The power company is seeking $8 billion in hurricane recovery funds for upcoming projects, Sepulveda said, adding that it takes time for the U.S. Federal Emergency Management Agency to review those projects.
Critics say Puerto Rico's government also has moved too slowly and accuse it of bureaucracy as the island recovers from recent political turmoil during which it had three governors in less than a week. Concerns about corruption also remain, with federal officials last week arresting a former top FEMA administrator and the former CEO of a power company that obtained $1.8 billion in federal contracts to repair the island's grid after Maria.

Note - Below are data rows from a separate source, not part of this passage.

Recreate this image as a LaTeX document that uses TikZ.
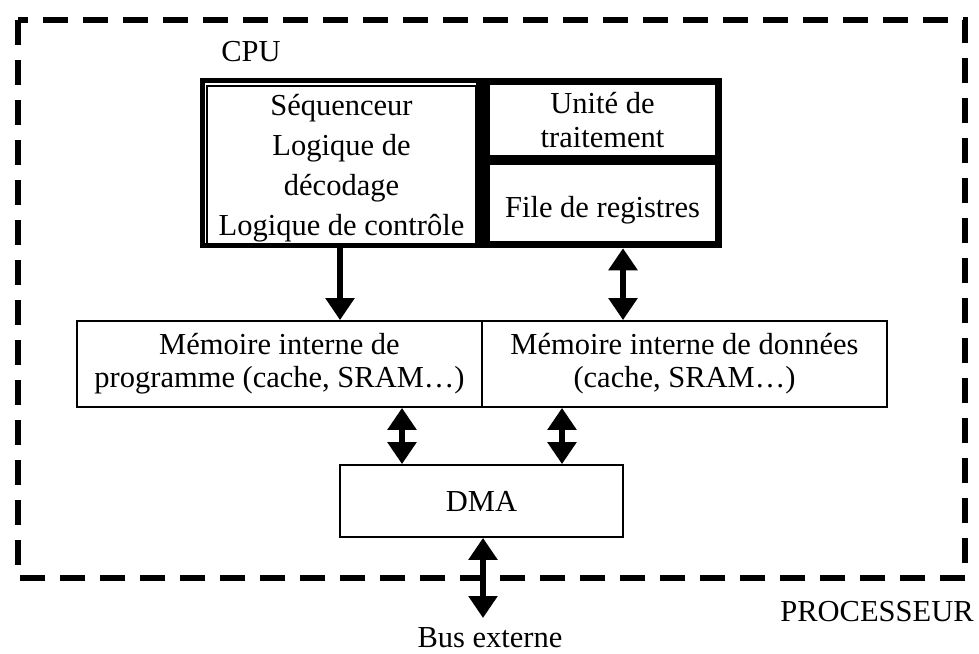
\documentclass[tikz,border=0pt]{standalone}
\usepackage{fontspec}
\setmainfont{Liberation Serif}
\usetikzlibrary{arrows.meta}

\tikzset{
  txt/.style={font=\fontsize{30.5}{34}\selectfont, inner sep=0pt, align=center},
  cell/.style={draw, line width=1.2pt, inner sep=0pt, align=center,
    font=\fontsize{30.5}{40}\selectfont},
  membox/.style={draw, line width=1.8pt, inner sep=0pt, align=center,
    font=\fontsize{30.5}{33}\selectfont},
  frame/.style={draw, line width=5.5pt, inner sep=0pt},
  oneway/.style={line width=6pt, -{Triangle[length=22pt,width=28pt]}},
  twoway/.style={line width=6pt, {Triangle[length=22pt,width=28pt]}-{Triangle[length=22pt,width=28pt]}},
  border/.style={line width=6pt, dash pattern=on 25pt off 15pt},
}

\begin{document}
\begin{tikzpicture}[x=1pt, y=-1pt]
  \useasboundingbox (0,0) rectangle (979,653);

  % processor boundary
  \draw[border] (18,20) rectangle (965,578);
  \node[txt] (proc) at (877,612) {PROCESSEUR};

  % CPU block: thick frame with solid inner dividers
  \node[txt] (cpulabel) at (251,52) {CPU};
  \node[frame, minimum width=517pt, minimum height=165pt] (cpu) at (461,163) {};
  \draw[line width=12pt] (482,80) -- (482,246);
  \draw[line width=8pt] (482,160) -- (719,160);

  \node[cell, minimum width=269pt, minimum height=158pt, text depth=0pt] (seq) at (341.5,165)
    {Séquenceur\\Logique de\\décodage\\Logique de contrôle};
  \node[cell, minimum width=227pt, minimum height=72pt,
        font=\fontsize{30.5}{34}\selectfont] (ut) at (602.5,120) {Unité de\\traitement};
  \node[cell, minimum width=227pt, minimum height=78pt] (reg) at (602.5,203) {};
  \node[txt] (regtxt) at (602.5,210) {File de registres};

  % internal memories
  \node[membox, minimum width=405pt, minimum height=86pt] (mprog) at (279.5,364)
    {Mémoire interne de\\programme (cache, SRAM…)};
  \node[membox, minimum width=405pt, minimum height=86pt] (mdata) at (684.5,364)
    {Mémoire interne de données\\(cache, SRAM…)};

  % DMA
  \node[membox, minimum width=283pt, minimum height=72pt] (dma) at (481.5,501) {DMA};

  % external bus
  \coordinate (busend) at (483,618);
  \node[txt] (bus) at (490,638) {Bus externe};

  % connections
  \draw[oneway] (340,0 |- cpu.south) -- (340,0 |- mprog.north);
  \draw[twoway] (623,0 |- cpu.south) -- (623,0 |- mdata.north);
  \draw[twoway] (402,0 |- mprog.south) -- (402,0 |- dma.north);
  \draw[twoway] (562,0 |- mdata.south) -- (562,0 |- dma.north);
  \draw[twoway] (483,0 |- dma.south) -- (busend);
\end{tikzpicture}
\end{document}
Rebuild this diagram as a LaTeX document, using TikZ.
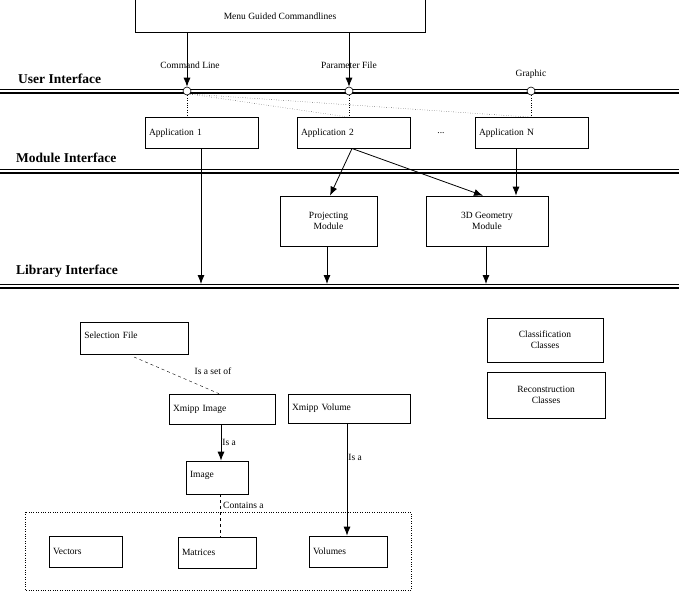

The delays in recovery are felt more acutely in the island's rural and impoverished areas, including the neighbourhood of Las Monjas in the capital of San Juan, where a couple of blue roofs still remain.
"The owners have had to take out loans because everyone would die waiting for FEMA," said Ivette Henriquez, a 65-year-old housewife who is also upset that the streetlights where she lives have not been repaired since Maria.
Dave Bibo, FEMA's deputy associate administrator for response and recovery, told the AP that the agency continues to work closely with Puerto Rico's government.
He said FEMA now has six times the stock in warehouses across Puerto Rico than it had prior to Maria, and that more than 2,000 FEMA employees remain on the island.
"There's no question the Maria response and recovery have been among the most challenging missions in FEMA's history, but we are confident we will support the governor in building back Puerto Rico so it is stronger and more resilient," he said.